O anti-semitismo é uma forma de racismo direccionado contra os judeus. Manifesta-se por via de ataques verbais ou físicos contra os judeus ou contra aqueles que são vistos como tais, e o seu legado histórico-cultural. Trata-se de um tema tradicional e predilecto da extrema-direita. O anti-semitismo desenvolve-se como uma reacção contra a modernidade a partir do séc. XIX. O «judeu» é apontado como o financeiro, o especulador e o indivíduo urbano que corrompe os bons costumes do povo. O antisemitismo teve o seu apogeu nas leis antijudeus promulgadas na Alemanha nazi mas também no caso Dreyfus que estiveram na origem nas perseguições, deportações e massacres dos judeus. Negam a existência de câmaras de gás nos campos de concentração nazi e a Shoah.

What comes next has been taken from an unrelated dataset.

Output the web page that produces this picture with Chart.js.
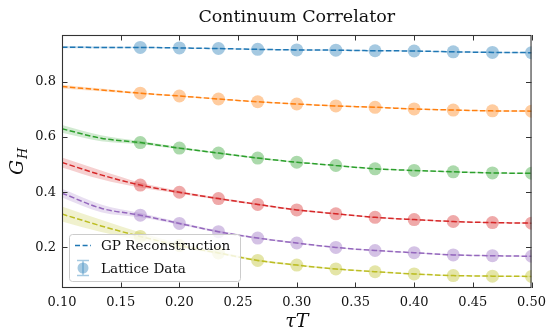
<!DOCTYPE html>
<html>
<head>
<meta charset="utf-8">
<script src="https://cdn.jsdelivr.net/npm/chart.js@4/dist/chart.umd.min.js"></script>
<style>
html, body { margin: 0; padding: 0; background: #fff; }
#wrap { width: 553px; height: 333px; }
</style>
</head>
<body>
<div id="wrap"><canvas id="corrChart"></canvas></div>
<script>
// lattice points (tau T) and GP curve sample points
const tauT = [0.1667, 0.2, 0.2333, 0.2667, 0.3, 0.3333, 0.3667, 0.4, 0.4333, 0.4667, 0.5];
const gpTau = [0.1, 0.1333, 0.1667, 0.2, 0.2333, 0.2667, 0.3, 0.3333, 0.3667, 0.4, 0.4333, 0.4667, 0.5];

const xTicks = [0.10, 0.15, 0.20, 0.25, 0.30, 0.35, 0.40, 0.45, 0.50];
const yTicks = [0.2, 0.4, 0.6, 0.8];

// lattice data, one array per series
const lat0 = [0.925, 0.923, 0.921, 0.918, 0.916, 0.915, 0.913, 0.912, 0.909, 0.907, 0.906];
const lat1 = [0.759, 0.749, 0.738, 0.728, 0.720, 0.713, 0.708, 0.702, 0.698, 0.695, 0.694];
const lat2 = [0.580, 0.560, 0.542, 0.524, 0.509, 0.497, 0.485, 0.479, 0.474, 0.470, 0.469];
const lat3 = [0.426, 0.400, 0.377, 0.356, 0.336, 0.322, 0.309, 0.301, 0.294, 0.290, 0.288];
const lat4 = [0.317, 0.287, 0.257, 0.234, 0.216, 0.200, 0.189, 0.181, 0.173, 0.170, 0.168];
const lat5 = [0.240, 0.207, 0.180, 0.153, 0.136, 0.122, 0.112, 0.104, 0.098, 0.096, 0.095];

// GP reconstruction (mean) on gpTau
const gp0 = [0.926, 0.925, 0.925, 0.923, 0.921, 0.918, 0.916, 0.915, 0.913, 0.912, 0.909, 0.907, 0.906];
const gp1 = [0.783, 0.771, 0.759, 0.749, 0.738, 0.728, 0.720, 0.713, 0.708, 0.702, 0.698, 0.695, 0.694];
const gp2 = [0.630, 0.596, 0.580, 0.560, 0.542, 0.524, 0.509, 0.497, 0.485, 0.479, 0.474, 0.470, 0.469];
const gp3 = [0.508, 0.463, 0.426, 0.400, 0.377, 0.356, 0.336, 0.322, 0.309, 0.301, 0.294, 0.290, 0.288];
const gp4 = [0.397, 0.342, 0.317, 0.287, 0.257, 0.234, 0.216, 0.200, 0.189, 0.181, 0.173, 0.170, 0.168];
const gp5 = [0.321, 0.278, 0.240, 0.207, 0.180, 0.153, 0.136, 0.122, 0.112, 0.104, 0.098, 0.096, 0.095];

// GP 1-sigma half widths
const gpErr0 = [0.004, 0.003, 0.002, 0.002, 0.002, 0.002, 0.002, 0.002, 0.002, 0.002, 0.002, 0.002, 0.002];
const gpErr1 = [0.007, 0.005, 0.003, 0.002, 0.002, 0.002, 0.002, 0.002, 0.002, 0.002, 0.002, 0.002, 0.002];
const gpErr2 = [0.014, 0.011, 0.006, 0.004, 0.003, 0.003, 0.002, 0.002, 0.002, 0.002, 0.002, 0.002, 0.002];
const gpErr3 = [0.018, 0.016, 0.009, 0.005, 0.004, 0.003, 0.003, 0.002, 0.002, 0.002, 0.002, 0.002, 0.002];
const gpErr4 = [0.016, 0.014, 0.008, 0.005, 0.004, 0.003, 0.003, 0.002, 0.002, 0.002, 0.002, 0.002, 0.002];
const gpErr5 = [0.027, 0.022, 0.014, 0.008, 0.005, 0.004, 0.003, 0.003, 0.002, 0.002, 0.002, 0.002, 0.002];

const lattice = [lat0, lat1, lat2, lat3, lat4, lat5];
const gpMean = [gp0, gp1, gp2, gp3, gp4, gp5];
const gpErr = [gpErr0, gpErr1, gpErr2, gpErr3, gpErr4, gpErr5];
const colors = ['31,119,180', '255,127,14', '44,160,44', '214,39,40', '148,103,189', '188,189,34'];

const SERIF = '"DejaVu Serif", "Liberation Serif", serif';

function pts(xs, ys) {
    return xs.map((x, i) => ({ x: x, y: ys[i] }));
}

const datasets = [];
gpMean.forEach((mean, k) => {
    const c = colors[k];
    datasets.push({
        label: 'band-up',
        data: pts(gpTau, mean.map((v, i) => v + gpErr[k][i])),
        borderWidth: 0,
        pointRadius: 0,
        cubicInterpolationMode: 'monotone',
        fill: '+1',
        backgroundColor: 'rgba(' + c + ',0.22)',
        order: 3
    });
    datasets.push({
        label: 'band-low',
        data: pts(gpTau, mean.map((v, i) => v - gpErr[k][i])),
        borderWidth: 0,
        pointRadius: 0,
        cubicInterpolationMode: 'monotone',
        fill: false,
        order: 3
    });
    datasets.push({
        label: 'GP Reconstruction',
        data: pts(gpTau, mean),
        borderColor: 'rgb(' + c + ')',
        borderWidth: 1.5,
        borderDash: [5.5, 2.4],
        pointRadius: 0,
        cubicInterpolationMode: 'monotone',
        fill: false,
        order: 1
    });
    datasets.push({
        label: 'Lattice Data',
        data: pts(tauT, lattice[k]),
        showLine: false,
        pointRadius: 6.5,
        pointBorderWidth: 0,
        pointBackgroundColor: 'rgba(' + c + ',0.4)',
        order: 2
    });
});

// frame, inward ticks, title, axis labels and legend
const decorations = {
    id: 'decorations',
    afterDraw(chart) {
        const ctx = chart.ctx;
        const a = chart.chartArea;
        const xs = chart.scales.x, ys = chart.scales.y;
        ctx.save();

        // frame
        ctx.strokeStyle = '#333';
        ctx.lineWidth = 1.1;
        ctx.strokeRect(a.left + 0.5, a.top + 0.5, a.right - a.left - 1, a.bottom - a.top - 1);

        // ticks pointing inward
        ctx.lineWidth = 1;
        ctx.beginPath();
        xTicks.forEach(v => {
            const px = Math.round(xs.getPixelForValue(v)) + 0.5;
            ctx.moveTo(px, a.bottom); ctx.lineTo(px, a.bottom - 5.5);
            ctx.moveTo(px, a.top); ctx.lineTo(px, a.top + 5.5);
        });
        yTicks.forEach(v => {
            const py = Math.round(ys.getPixelForValue(v)) + 0.5;
            ctx.moveTo(a.left, py); ctx.lineTo(a.left + 5.5, py);
            ctx.moveTo(a.right, py); ctx.lineTo(a.right - 5.5, py);
        });
        ctx.stroke();

        ctx.fillStyle = '#111';
        ctx.textAlign = 'center';
        ctx.textBaseline = 'middle';

        // title
        ctx.font = '17.5px ' + SERIF;
        ctx.fillText('Continuum Correlator', (a.left + a.right) / 2, 17);

        // x axis label
        ctx.font = 'italic 19px ' + SERIF;
        ctx.fillText('\u03C4T', (a.left + a.right) / 2, 322);

        // y axis label with subscript
        ctx.save();
        ctx.translate(17, (a.top + a.bottom) / 2);
        ctx.rotate(-Math.PI / 2);
        ctx.textAlign = 'left';
        ctx.textBaseline = 'alphabetic';
        ctx.font = 'italic 19px ' + SERIF;
        const gw = ctx.measureText('G').width;
        ctx.fillText('G', -gw / 2 - 6, 6);
        ctx.font = 'italic 13px ' + SERIF;
        ctx.fillText('H', gw / 2 - 5, 10);
        ctx.restore();

        // legend
        const lx = 69, ly = 234, lw = 171, lh = 47;
        ctx.beginPath();
        ctx.roundRect(lx + 0.5, ly + 0.5, lw, lh, 3);
        ctx.fillStyle = 'rgba(255,255,255,0.8)';
        ctx.fill();
        ctx.strokeStyle = '#cccccc';
        ctx.lineWidth = 1;
        ctx.stroke();

        const c = colors[0];
        ctx.strokeStyle = 'rgb(' + c + ')';
        ctx.lineWidth = 1.5;
        ctx.setLineDash([5, 2.6]);
        ctx.beginPath();
        ctx.moveTo(75, 245.5); ctx.lineTo(91, 245.5);
        ctx.stroke();
        ctx.setLineDash([]);

        ctx.strokeStyle = 'rgba(' + c + ',0.4)';
        ctx.lineWidth = 1.5;
        ctx.beginPath();
        ctx.moveTo(83, 260.5); ctx.lineTo(83, 275.5);
        ctx.moveTo(77, 260.5); ctx.lineTo(89, 260.5);
        ctx.moveTo(77, 275.5); ctx.lineTo(89, 275.5);
        ctx.stroke();
        ctx.fillStyle = 'rgba(' + c + ',0.4)';
        ctx.beginPath();
        ctx.arc(83, 268, 5.5, 0, Math.PI * 2);
        ctx.fill();

        ctx.fillStyle = '#111';
        ctx.textAlign = 'left';
        ctx.textBaseline = 'middle';
        ctx.font = '13.6px ' + SERIF;
        ctx.fillText('GP Reconstruction', 101, 246);
        ctx.fillText('Lattice Data', 101, 269);

        ctx.restore();
    }
};

new Chart(document.getElementById('corrChart').getContext('2d'), {
    type: 'line',
    data: { datasets: datasets },
    options: {
        responsive: true,
        maintainAspectRatio: false,
        animation: false,
        layout: { padding: { left: 0, right: 17, top: 35, bottom: 0 } },
        scales: {
            x: {
                type: 'linear',
                min: 0.1,
                max: 0.5,
                afterBuildTicks: s => { s.ticks = xTicks.map(v => ({ value: v })); },
                afterFit: s => { s.height = 45; },
                grid: { display: false, drawTicks: false },
                border: { display: false },
                ticks: {
                    padding: 7,
                    color: '#111',
                    font: { family: SERIF, size: 13 },
                    callback: v => Number(v).toFixed(2)
                }
            },
            y: {
                type: 'linear',
                min: 0.053,
                max: 0.97,
                afterBuildTicks: s => { s.ticks = yTicks.map(v => ({ value: v })); },
                afterFit: s => { s.width = 62; },
                grid: { display: false, drawTicks: false },
                border: { display: false },
                ticks: {
                    padding: 6,
                    color: '#111',
                    font: { family: SERIF, size: 13 },
                    callback: v => Number(v).toFixed(1)
                }
            }
        },
        plugins: {
            legend: { display: false },
            tooltip: { enabled: false },
            title: { display: false }
        }
    },
    plugins: [decorations]
});
</script>
</body>
</html>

No fundo, a figura do judeu – mas que poderia aplicar-se a outra qualquer categoria social, seleccionada como o alvo facilmente identificável – é encarada como a causa dos males do mundo, o que origina, por exemplo, a teoria do complot mundial dos sectores judaicos. Esta orientação têm permitido que se reúnam à volta da extrema-direita uma conjunto variado de correntes de pensamento, desde a tradição católica do anti-semitismo (os judeus são olhados como deicidas, que crucificaram Cristo), como os utra-conservadores que vêem nos judeus o estranho que se vai infiltrando nas instituições sociais. O antisemitismo permite «construir» um inimigo permanente, qualquer que seja o problema e qualquer que seja a época.